Hint #1: Cut the borders at the end.
I rarely cut sashing, borders or binding in the beginning. I like to give myself room for options at the end. For instance, I might make my borders a touch wider in the small quilt. This will depend on whether I remember or whether I have enough fabric.
Hint #2: Cut the background fabric, label and put in bags prepped for the blocks.
I have a feeling there is extra here, but I won’t know until I get sewing!
Hint #3: Dark Detail:
Cut the strip at 1 1/2″ x WOF, then cut the last piece first, then the 11 other pieces. I had to cut a second piece because of the width of that last piece, but cutting in this order will save you.
Here’s the schedule. If you want to pick a block and co-host with me on a particular week, I would be thrilled, please email me if you are interested.
|Monday, April 3, 2023||Fabric Selection|
|Monday, April 24, 2023||Block 1 Strawberry|
|Monday, May 1, 2023||Block 2 Horse|
|Monday, May 8, 2023||Block 3 Goat|
|Monday, May 15, 2023||Block 4 Cow|
|Monday, May 22, 2023||Block 5 Chicken|
|Monday, May 29, 2023||Block 6 Bee|
|Monday, June 5, 2023||Block 7 Pig|
|Monday, June 12, 2023||Block 8 Sheep|
|Monday, June 19, 2023||Block 9 Short Sunflower|
|Monday, June 26, 2023||Block 10 Tall Sunflower|
|Monday, July 17, 2023||Parade of Quilts|
Pattern and Kits Available
I am listing some links for patterns and kits. They are affiliate links, so a little comes to me (no additional cost to you) to support the costs of running the blog.

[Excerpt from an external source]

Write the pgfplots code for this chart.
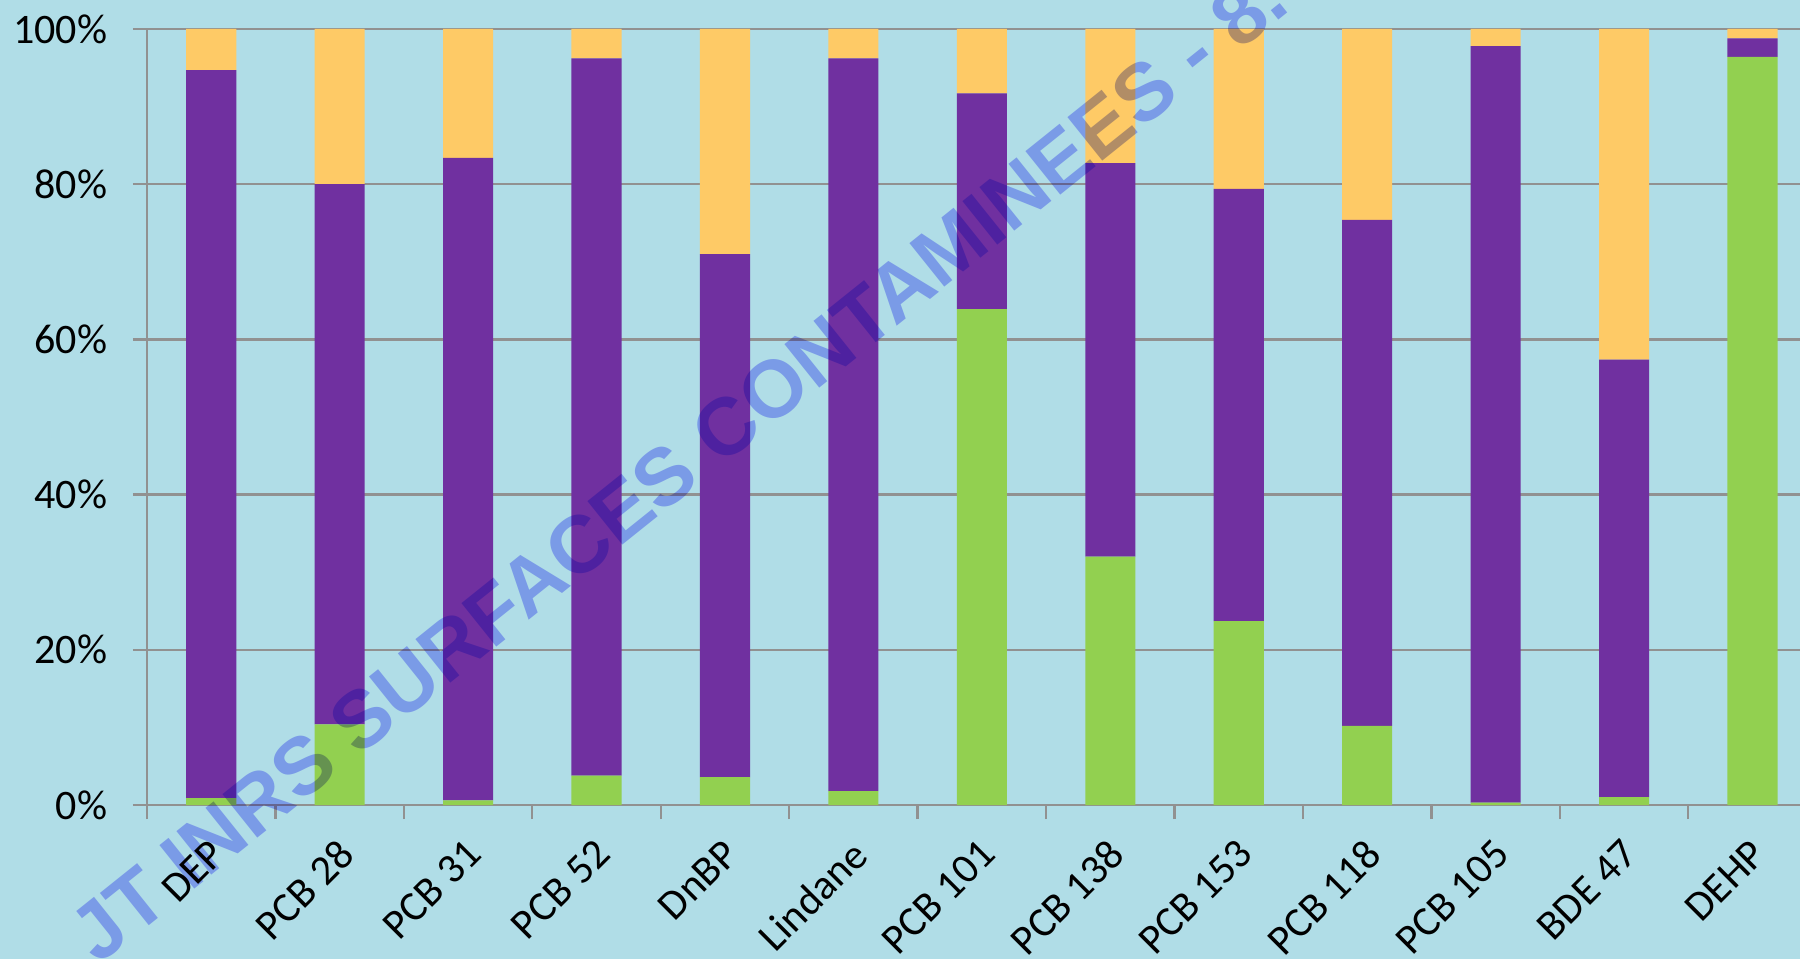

- Amazon: Fab Farm pattern*
- Annie’s: Fab Farm Pattern*
- Fat Quarter Shop: Fab Farm Pattern*
- Fat Quarter Shop: Fab Farm Quilt Kit* (currently scheduled for July)
Coming Up on My Blog
Fab Farm SAL Begins (4/17)
Diatom Row 2
Fixing a T-Shirt Quilt
I went shopping and some fabric came home…3 backings and binding for a few quilts! So, I have more fabric than I am using, for the time being. I expect one or two finishes this month, there are 3 tops that need quilting. Unfortunately, there is one more show to go before the shopping temptations end, but end it will.
Fabric in this month: 11.0
Fabric out this month: .5
Fabric in this year: 35
Fabric out this year: 28.25
NET Fabric: +6.75yards!
I spied some potential background fabric at a LQS last week, so I’m thinking on that. Going to shop my stash first. You are far more organized than me!
Great organizing tips, Kathleen! I need to decide on a background…
Hi Kathleen, you wouldn’t believe how much I enjoyed reading your post. You offer excellent advice here, a couple things I would not have thought of like enlarging the pattern bits for example. When I tackle my next machine stitching this week, I will reread this post. I lack confidence in these all important aspects of a project. Thank you so much for taking the time to share all this.
Looks like you are going to have so much fun making this quilt with those adorable animals. Seems to be a good one to be so organized on. Thanks for the tips!